One of the biggest beneficiaries of Bordeaux's demise has been DRC, which has outperformed the Bordeaux First Growths by nearly 100% in price terms since 2010. For most of this period, this has been matched by increasing demand on Liv-ex. But interestingly, professional buyers appear to be shunning the wine in 2014. Trade is down about 60% this year, even as DRC has continued to outperform the Firsts. This divergence possibly leaves DRC looking a bit exposed.
In contrast, many of the Bordeaux First Growths are trading at depressed levels. While Lafite still looks a bit high, wines like Haut Brion and Margaux are trading at close to their post-Lehman lows. It as though the China boom never happened.
If we look more closely at the First Growths, it is interesting to note that in the last few years Haut Brion, in Robert Parker's view, has been consistently making the best wines, yet is trading at the lowest price. On a price to points basis, this makes Haut Brion look particularly attractive.
Another place to look may be Parker's so-called Magical 20 wines: a group of Bordeaux wines that Parker believes are of First Growth quality, but do not attract First Growth prices. As such, they are, in his words, "undervalued and very smart buys". Interestingly, these have done relatively well through the downturn and despite a sharp fall in Bordeaux trade on Liv-ex, have continued to find buyers.
To conclude, it seems far more likely than not that the ancient cycle of boom and bust is set to continue.
Apart from anything else, speculation plays a vital role in helping to set prices. This attracts a lot of interest and liquidity to fine wine, legitimises many peoples’ passion and allows growers the luxury of making age-worthy wines. Without the prospect of profit, merchants and consumers would be unlikely to buy and effectively provide the finance for wines that can take several decades to mature.

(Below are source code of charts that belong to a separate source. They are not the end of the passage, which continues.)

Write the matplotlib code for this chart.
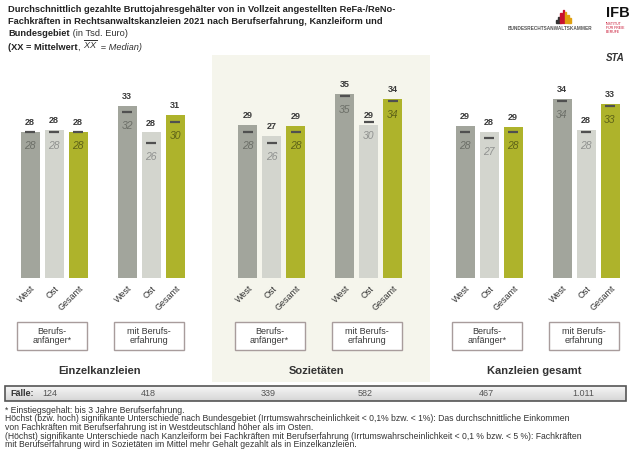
import numpy as np
import matplotlib
matplotlib.use("Agg")
import matplotlib.pyplot as plt
from matplotlib.patches import Rectangle

plt.rcParams['font.family'] = ['Liberation Sans', 'DejaVu Sans']
plt.rcParams['mathtext.fontset'] = 'custom'
plt.rcParams['mathtext.it'] = 'Liberation Sans:italic'
plt.rcParams['mathtext.rm'] = 'Liberation Sans'

# Daten (Tsd. Euro): je Gruppe West / Ost / Gesamt
sections = ["Einzelkanzleien", "Sozietäten", "Kanzleien gesamt"]
groups = ["Berufs-\nanfänger*", "mit Berufs-\nerfahrung"]
regions = ["West", "Ost", "Gesamt"]
means = [
    [28.1, 28.5, 28.1], [33.1, 28.0, 31.4],   # Einzelkanzleien
    [29.4, 27.4, 29.2], [35.4, 29.4, 34.4],   # Sozietäten
    [29.2, 28.1, 29.1], [34.4, 28.4, 33.4],   # Kanzleien gesamt
]
mean_labels = [[28, 28, 28], [33, 28, 31], [29, 27, 29],
               [35, 29, 34], [29, 28, 29], [34, 28, 33]]
medians = [[28, 28, 28], [32, 26, 30], [28, 26, 28],
           [35, 30, 34], [28, 27, 28], [34, 28, 33]]
cases = ["124", "418", "339", "582", "467", "1.011"]
logo_bars = [2, 4, 6, 8, 7, 5, 3]

footnotes = [
    "* Einstiegsgehalt: bis 3 Jahre Berufserfahrung.",
    "Höchst (bzw. hoch) signifikante Unterschiede nach Bundesgebiet (Irrtumswahrscheinlichkeit < 0,1% bzw. < 1%): Das durchschnittliche Einkommen",
    "von Fachkräften mit Berufserfahrung ist in Westdeutschland höher als im Osten.",
    "(Höchst) signifikante Unterschiede nach Kanzleiform bei Fachkräften mit Berufserfahrung (Irrtumswahrscheinlichkeit < 0,1 % bzw. < 5 %): Fachkräften",
    "mit Berufserfahrung wird in Sozietäten im Mittel mehr Gehalt gezahlt als in Einzelkanzleien.",
]

bar_colors = ["#a2a59c", "#d3d5ce", "#aeb32b"]
median_text_colors = ["#6c6f68", "#909290", "#5f6318"]

W, H = 629, 461
fig = plt.figure(figsize=(W / 100, H / 100), dpi=100)

# Hintergrund-Achse in Pixelkoordinaten
bg = fig.add_axes([0, 0, 1, 1])
bg.set_xlim(0, W)
bg.set_ylim(H, 0)
bg.axis("off")

# Balken-Achse: Nulllinie bei y=278 px, 5.2 px pro Tsd. Euro
y0, ytop, px_per_unit = 278, 55, 5.2
ax = fig.add_axes([0, (H - y0) / H, 1, (y0 - ytop) / H])
ax.set_xlim(0, W)
ax.set_ylim(0, (y0 - ytop) / px_per_unit)
ax.axis("off")
ax.patch.set_alpha(0)

# Gruppen-Mittelpunkte
group_centers = []
for s in range(len(sections)):
    for g in range(len(groups)):
        group_centers.append(54 + s * 217.5 + g * 97)
bar_step, bar_w = 24, 19

# Sozietäten-Hintergrund
bg.add_patch(Rectangle((212, 55), 218, 327, facecolor="#f5f5ec", edgecolor="none", zorder=0))

for gi, gc in enumerate(group_centers):
    for r in range(3):
        x = gc + (r - 1) * bar_step
        ax.bar(x, means[gi][r], width=bar_w, color=bar_colors[r], zorder=2)
        ax.annotate(str(mean_labels[gi][r]), (x, means[gi][r]), xytext=(0, 3.5),
                    textcoords="offset points", ha="center", va="bottom",
                    fontsize=6.5, fontweight="bold", color="#3a3a3a")
        ax.hlines(medians[gi][r], x - 5, x + 5, color="#505050", lw=1.6, zorder=3)
        ax.annotate(str(medians[gi][r]), (x, medians[gi][r]), xytext=(0, -6.5),
                    textcoords="offset points", ha="center", va="top",
                    fontsize=7.5, style="italic", color=median_text_colors[r], zorder=4)
        bg.text(x + 4, 287, regions[r], rotation=45, rotation_mode="anchor",
                ha="right", va="center", fontsize=6.5, color="#333333")
    # Kategorie-Kasten
    bg.add_patch(Rectangle((gc - 37, 322), 70, 28, facecolor="white",
                           edgecolor="#a89c9c", lw=1, zorder=1))
    bg.text(gc - 2, 336, groups[gi % 2], ha="center", va="center",
            fontsize=6.5, color="#3a3a3a", linespacing=1.1)

for s, name in enumerate(sections):
    cx = (group_centers[2 * s] + group_centers[2 * s + 1]) / 2 - 3
    bg.text(cx, 371, name, ha="center", va="center", fontsize=8,
            fontweight="bold", color="#333333")

# Fälle-Leiste mit Verlauf
grad = np.linspace(0.96, 0.84, 20).reshape(-1, 1)
bg.imshow(grad, extent=(5, 626, 401, 386), cmap="gray", vmin=0, vmax=1,
          aspect="auto", zorder=1)
bg.add_patch(Rectangle((5, 386), 621, 15, facecolor="none", edgecolor="#555555",
                       lw=1.2, zorder=2))
bg.set_xlim(0, W)
bg.set_ylim(H, 0)
bg.text(10, 393.5, "Fälle:", fontsize=6.5, fontweight="bold", color="#333333",
        va="center", zorder=3)
for gi, gc in enumerate(group_centers):
    xx = 50 if gi == 0 else gc - 3
    bg.text(xx, 393.5, cases[gi], fontsize=6.5, color="#555555", ha="center",
            va="center", zorder=3)

for i, line in enumerate(footnotes):
    bg.text(5, 410 + i * 8.7, line, fontsize=6.2, color="#333333", va="center")

# Titel
fs_title = 6.65
title_lines = [
    "Durchschnittlich gezahlte Bruttojahresgehälter von in Vollzeit angestellten ReFa-/ReNo-",
    "Fachkräften in Rechtsanwaltskanzleien 2021 nach Berufserfahrung, Kanzleiform und",
]
for i, line in enumerate(title_lines):
    bg.text(8, 9 + i * 12.3, line, fontsize=fs_title, fontweight="bold", color="#222222", va="center")
t = bg.text(8, 33.6, "Bundesgebiet", fontsize=fs_title, fontweight="bold", color="#222222", va="center")
bg.annotate(" (in Tsd. Euro)", xy=(1, 0), xycoords=t, va="bottom", fontsize=fs_title, color="#333333")
t = bg.text(8, 47, "(XX = Mittelwert", fontsize=fs_title, fontweight="bold", color="#222222", va="center")
t = bg.annotate(", ", xy=(1, 0), xycoords=t, va="bottom", fontsize=fs_title, color="#333333")
t = bg.annotate(r"$\overline{XX}$", xy=(1, 0), xycoords=t, va="bottom", fontsize=fs_title, color="#333333")
bg.annotate(" = Median)", xy=(1, 0), xycoords=t, va="bottom", fontsize=fs_title,
            style="italic", color="#333333")

# Logos (angedeutet)
logo_colors = ["#333333", "#333333", "#c8102e", "#c8102e", "#e0a010", "#e0a010", "#e0a010"]
for i, h in enumerate(logo_bars):
    bg.add_patch(Rectangle((556 + i * 2.2, 23 - h * 1.6), 1.6, h * 1.6, color=logo_colors[i]))
bg.text(550, 28.5, "BUNDESRECHTSANWALTSKAMMER", fontsize=3.4, ha="center",
        va="center", color="#555555", fontweight="bold")
bg.text(606, 13, "IFB", fontsize=10.5, fontweight="bold", color="#111111", va="center")
bg.text(606, 28, "INSTITUT\nFÜR FREIE\nBERUFE", fontsize=2.5, color="#c8102e",
        va="center", linespacing=1.0)
bg.text(606, 58, "STA", fontsize=7, fontweight="bold", style="italic",
        color="#333333", va="center")

fig.savefig("out.png", dpi=100)
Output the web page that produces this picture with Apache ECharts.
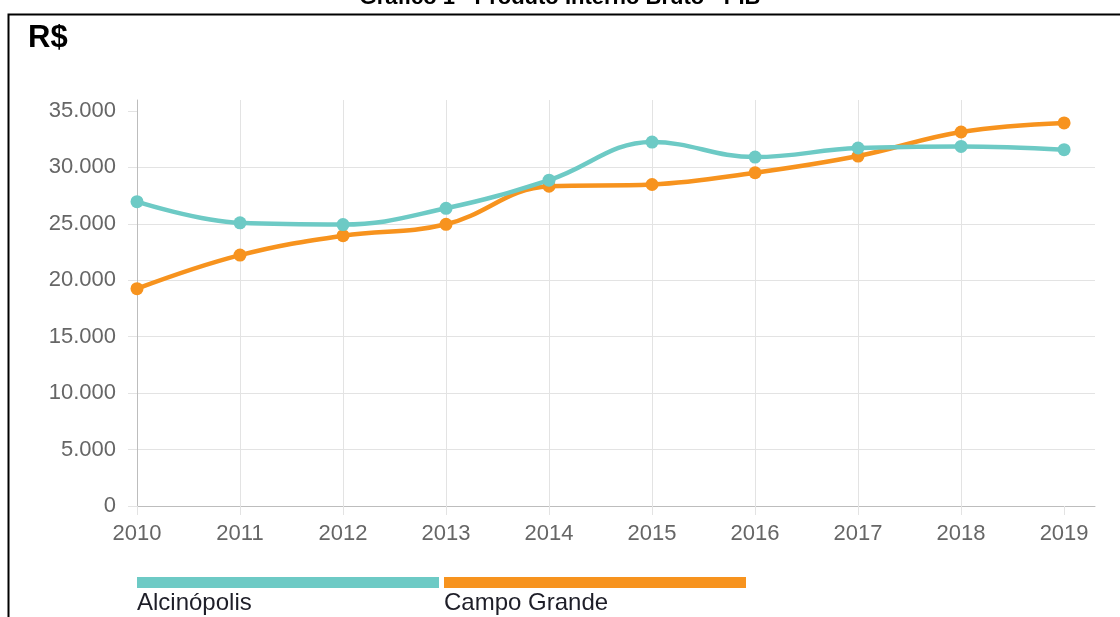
<!DOCTYPE html>
<html>
<head>
<meta charset="utf-8">
<script src="https://cdn.jsdelivr.net/npm/echarts@6/dist/echarts.min.js"></script>
<style>
  html, body { margin: 0; padding: 0; background: #fff; }
  #chart { width: 1120px; height: 617px; }
</style>
</head>
<body>
<div id="chart"></div>
<script>
// ---- data ----
var years = [2010, 2011, 2012, 2013, 2014, 2015, 2016, 2017, 2018, 2019];
var alcinopolis = [26970, 25090, 24940, 26380, 28870, 32250, 30920, 31720, 31860, 31570];
var campoGrande = [19260, 22230, 23950, 24960, 28330, 28490, 29530, 31010, 33140, 33940];
var seriesNames = ['Alcinópolis', 'Campo Grande'];
var seriesColors = ['#6dcac5', '#f7931e'];
var yTicks = [0, 5000, 10000, 15000, 20000, 25000, 30000, 35000];
var titleText = 'Gráfico 1 - Produto Interno Bruto - PIB';
var unitText = 'R$';

function fmt(v) {
  return String(v).replace(/\B(?=(\d{3})+(?!\d))/g, '.');
}
function pairs(vals) {
  return vals.map(function (v, i) { return [years[i], v]; });
}

var chart = echarts.init(document.getElementById('chart'), null, { renderer: 'canvas' });
var FONT = '"Liberation Sans", Arial, Helvetica, sans-serif';
var gridColor = '#e3e3e3';
var zeroColor = '#bdbdbd';

var legendGraphics = [];
seriesNames.forEach(function (name, i) {
  var x0 = 137 + i * 307;
  legendGraphics.push({
    type: 'rect', left: x0, top: 577,
    shape: { width: 302, height: 11 },
    style: { fill: seriesColors[i] }, silent: true
  });
  legendGraphics.push({
    type: 'text', x: x0, y: 603,
    style: { text: name, fill: '#1e1e28', font: '24px ' + FONT, verticalAlign: 'middle', align: 'left' },
    silent: true
  });
});

var option = {
  animation: false,
  backgroundColor: '#ffffff',
  grid: { left: 137, right: 25, top: 100, bottom: 111, containLabel: false },
  xAxis: {
    type: 'value',
    min: years[0],
    max: years[years.length - 1] + 0.3,
    interval: 1,
    axisLine: { show: true, lineStyle: { color: zeroColor, width: 1 } },
    axisTick: { show: true, length: 9, lineStyle: { color: gridColor }, customValues: years },
    axisLabel: {
      customValues: years,
      formatter: function (v) { return String(v); },
      color: '#666', fontSize: 22, fontFamily: FONT, margin: 17
    },
    splitLine: { show: true, showMinLine: false, showMaxLine: false, lineStyle: { color: gridColor, width: 1 } }
  },
  yAxis: {
    type: 'value',
    min: 0,
    max: 35975,
    interval: 5000,
    axisLine: { show: true, lineStyle: { color: zeroColor, width: 1 } },
    axisTick: { show: true, length: 9, lineStyle: { color: gridColor }, customValues: yTicks },
    axisLabel: {
      customValues: yTicks,
      formatter: function (v) { return fmt(v); },
      color: '#666', fontSize: 22, fontFamily: FONT, margin: 21
    },
    splitLine: { show: true, showMinLine: false, showMaxLine: false, lineStyle: { color: gridColor, width: 1 } }
  },
  series: [
    {
      name: seriesNames[1], type: 'line', data: pairs(campoGrande),
      smooth: 0.4, symbol: 'circle', symbolSize: 13, z: 2,
      lineStyle: { width: 4.5, color: seriesColors[1] },
      itemStyle: { color: seriesColors[1] }
    },
    {
      name: seriesNames[0], type: 'line', data: pairs(alcinopolis),
      smooth: 0.4, symbol: 'circle', symbolSize: 13, z: 3,
      lineStyle: { width: 4.5, color: seriesColors[0] },
      itemStyle: { color: seriesColors[0] }
    }
  ],
  graphic: [
    {
      type: 'rect', left: 6, top: 12,
      shape: { x: 0, y: 0, width: 1130, height: 640 },
      style: { fill: 'none', stroke: '#000', lineWidth: 2 }, silent: true
    },
    {
      type: 'text', x: 560, y: -2,
      style: { text: titleText, fill: '#000', font: 'bold 22px ' + FONT, align: 'center', verticalAlign: 'middle' },
      silent: true
    },
    {
      type: 'text', x: 28, y: 38,
      style: { text: unitText, fill: '#000', font: 'bold 31px ' + FONT, align: 'left', verticalAlign: 'middle' },
      silent: true
    }
  ].concat(legendGraphics)
};
chart.setOption(option);
</script>
</body>
</html>
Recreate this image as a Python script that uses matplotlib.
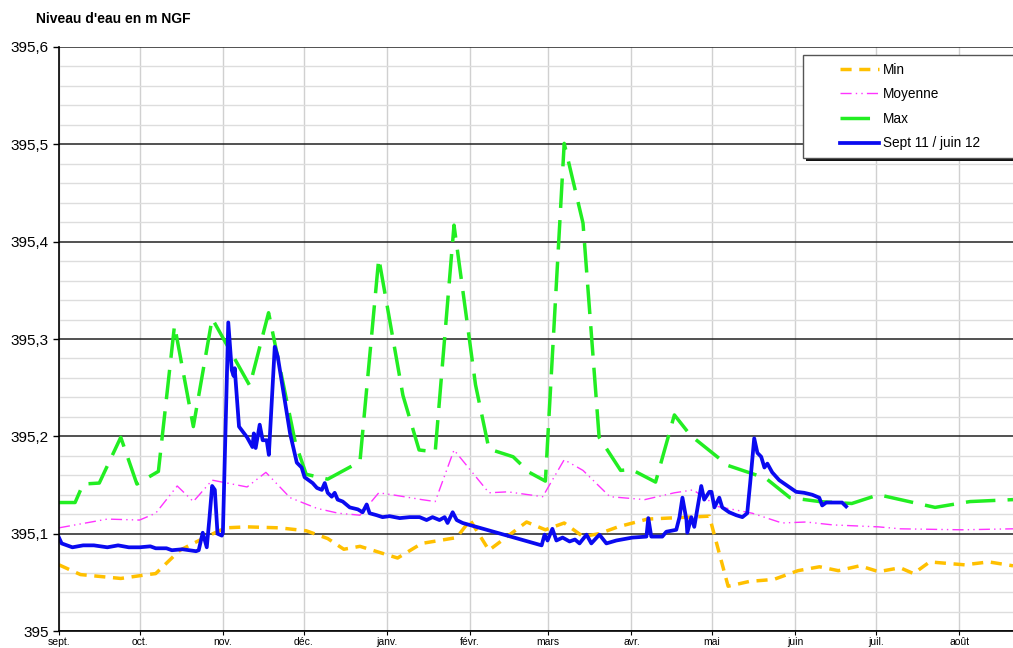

After four years of falling prices, the Bordeaux market is at its lowest ebb since possibly the early 1970s. As then, now may prove to be a good time to enter the market – but a well-priced 2014 vintage is a vital precursor to any kind of sustained recovery. It will be the return to sensible pricing and an environment where everybody wins buying En Primeur that will get Bordeaux out of its current rut.